Lo stesso Ministro Giorgetti ha lasciato intendere che ci sono ottime probabilità che il governo intervenga per fermare l’aumento, trovando le risorse economiche necessarie. Tuttavia, per farlo, sarà necessario agire entro la fine del 2025. Il costo non è proibitivo: all’incirca 200 milioni, secondo quanto stimato dal sottosegretario leghista al Lavoro Claudio Durigon. Peraltro, secondo Durigon, “ci sono acclarate evidenze scientifiche che dimostrano come la speranza di vita alla nascita varia a seconda, non solo del titolo di studio e del reddito disponibile per il soggetto, ma anche della tipologia di attività lavorativa svolta: a parità di fattori demografici, una vita lavorativa in settori non "usuranti", insieme a una carriera stabile caratterizzata da alte forme di protezione e sicurezza sul lavoro, aumenta la probabilità di vivere più a lungo”.
In buona sostanza, un professore ha buone probabilità di vivere più a lungo di un operaio, rivelandosi che non vi è dunque alcuna equità in questo meccanismo elaborato dalla riforma Fornero.

Lo strumento utilizzato per porre fine all’incremento - previsto dal 2027 - potrebbe essere un nuovo decreto, in arrivo (come annunciato in questi giorni sui quotidiani) già per il prossimo 1° maggio.

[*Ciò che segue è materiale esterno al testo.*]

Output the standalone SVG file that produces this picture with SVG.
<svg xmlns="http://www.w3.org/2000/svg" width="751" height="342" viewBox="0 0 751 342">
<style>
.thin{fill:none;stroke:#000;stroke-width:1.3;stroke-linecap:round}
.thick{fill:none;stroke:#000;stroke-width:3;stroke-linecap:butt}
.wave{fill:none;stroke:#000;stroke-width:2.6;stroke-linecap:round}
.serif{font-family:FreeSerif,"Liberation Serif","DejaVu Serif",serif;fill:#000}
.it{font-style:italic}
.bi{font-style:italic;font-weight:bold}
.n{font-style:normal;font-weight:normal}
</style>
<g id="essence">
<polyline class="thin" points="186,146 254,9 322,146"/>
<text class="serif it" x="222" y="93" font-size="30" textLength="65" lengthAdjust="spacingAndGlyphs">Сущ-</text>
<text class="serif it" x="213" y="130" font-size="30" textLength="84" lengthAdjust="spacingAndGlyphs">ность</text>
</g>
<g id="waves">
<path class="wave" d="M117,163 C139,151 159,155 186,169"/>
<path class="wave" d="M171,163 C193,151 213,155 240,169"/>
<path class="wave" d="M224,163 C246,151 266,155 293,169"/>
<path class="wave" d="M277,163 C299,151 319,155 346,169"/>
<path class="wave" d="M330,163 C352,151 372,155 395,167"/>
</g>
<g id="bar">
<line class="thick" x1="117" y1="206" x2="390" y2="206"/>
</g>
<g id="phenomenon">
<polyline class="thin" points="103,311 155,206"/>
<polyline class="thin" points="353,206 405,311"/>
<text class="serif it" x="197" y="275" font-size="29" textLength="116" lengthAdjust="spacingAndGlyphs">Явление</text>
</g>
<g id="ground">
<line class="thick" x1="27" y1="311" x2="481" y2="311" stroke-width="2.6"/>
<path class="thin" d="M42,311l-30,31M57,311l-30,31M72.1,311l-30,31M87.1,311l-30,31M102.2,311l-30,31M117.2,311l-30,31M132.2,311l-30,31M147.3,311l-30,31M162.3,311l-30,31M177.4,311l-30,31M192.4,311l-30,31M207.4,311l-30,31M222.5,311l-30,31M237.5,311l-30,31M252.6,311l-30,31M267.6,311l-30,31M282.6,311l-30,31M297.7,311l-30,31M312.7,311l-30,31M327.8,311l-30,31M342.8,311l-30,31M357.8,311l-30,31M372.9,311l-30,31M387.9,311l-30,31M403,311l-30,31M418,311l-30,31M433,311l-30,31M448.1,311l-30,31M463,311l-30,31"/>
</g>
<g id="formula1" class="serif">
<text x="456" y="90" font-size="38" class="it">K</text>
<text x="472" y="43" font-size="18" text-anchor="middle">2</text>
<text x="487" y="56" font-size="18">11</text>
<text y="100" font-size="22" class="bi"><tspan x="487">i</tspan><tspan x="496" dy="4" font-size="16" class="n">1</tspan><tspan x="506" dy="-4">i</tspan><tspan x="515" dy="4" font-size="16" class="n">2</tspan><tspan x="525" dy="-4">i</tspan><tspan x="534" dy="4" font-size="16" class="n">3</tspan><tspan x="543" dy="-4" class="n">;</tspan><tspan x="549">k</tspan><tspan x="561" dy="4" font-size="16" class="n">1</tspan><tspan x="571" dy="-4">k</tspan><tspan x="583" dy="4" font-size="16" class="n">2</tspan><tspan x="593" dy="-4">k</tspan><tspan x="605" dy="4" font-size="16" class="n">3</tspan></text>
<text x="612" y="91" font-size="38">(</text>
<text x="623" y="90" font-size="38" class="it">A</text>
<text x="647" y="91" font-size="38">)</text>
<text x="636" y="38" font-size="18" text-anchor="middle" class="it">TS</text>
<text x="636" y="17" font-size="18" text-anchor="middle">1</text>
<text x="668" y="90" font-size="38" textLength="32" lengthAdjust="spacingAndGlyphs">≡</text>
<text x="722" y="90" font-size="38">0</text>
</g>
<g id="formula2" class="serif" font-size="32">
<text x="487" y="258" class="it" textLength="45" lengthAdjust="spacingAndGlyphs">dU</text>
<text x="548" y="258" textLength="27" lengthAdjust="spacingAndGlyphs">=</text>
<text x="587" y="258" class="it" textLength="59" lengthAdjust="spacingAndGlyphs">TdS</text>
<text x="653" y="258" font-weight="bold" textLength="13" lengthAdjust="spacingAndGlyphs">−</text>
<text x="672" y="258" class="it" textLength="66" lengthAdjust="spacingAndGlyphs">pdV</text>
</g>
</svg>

Se non si dovesse intervenire per tempo, l’incremento riguarderebbe sia la pensione di vecchiaia (che slitterebbe dagli attuali 67 anni a 67 anni e tre mesi), sia la pensione anticipata, ove occorrerebbero anziché 42 anni e 10 mesi, 43 anni e 1 mese di contributi versati.

Oltre il blocco: Quota 41 e pensione flessibile a 64 anni
Bloccare l’aumento è importante, ma non sufficiente. Per una riforma più profonda, sarà necessario introdurre misure che anticipino l’uscita dal lavoro, non solo mantenerla invariata.
Si torna a parlare, ad esempio, di Quota 41 per tutti: una misura che permetterebbe di andare in pensione con 41 anni di contributi, senza vincoli di età, estendendola a tutti i lavoratori e non solo alle categorie svantaggiate (come avviene oggi: precoci, invalidi, disoccupati, caregivers, addetti a lavori gravosi). Questa proposta è sostenuta con forza soprattutto dalla Lega.

Flessibilità tra 64 e 67 anni: una soluzione inclusiva
Un’altra ipotesi sul tavolo è quella di consentire a tutti di accedere alla pensione a partire dai 64 anni, attraverso una pensione anticipata contributiva, purché si abbiano almeno 20 anni di versamenti.
Per poter accedere, l’assegno pensionistico dovrebbe essere almeno pari a tre volte l’assegno sociale (circa 1.616 euro al mese). A questo scopo, sarebbero conteggiabili anche i versamenti nei fondi pensione integrativi.
In questo modo, i lavoratori avrebbero una finestra flessibile di uscita tra i 64 e i 67 anni, con la possibilità di scegliere in base alla propria situazione personale e contributiva.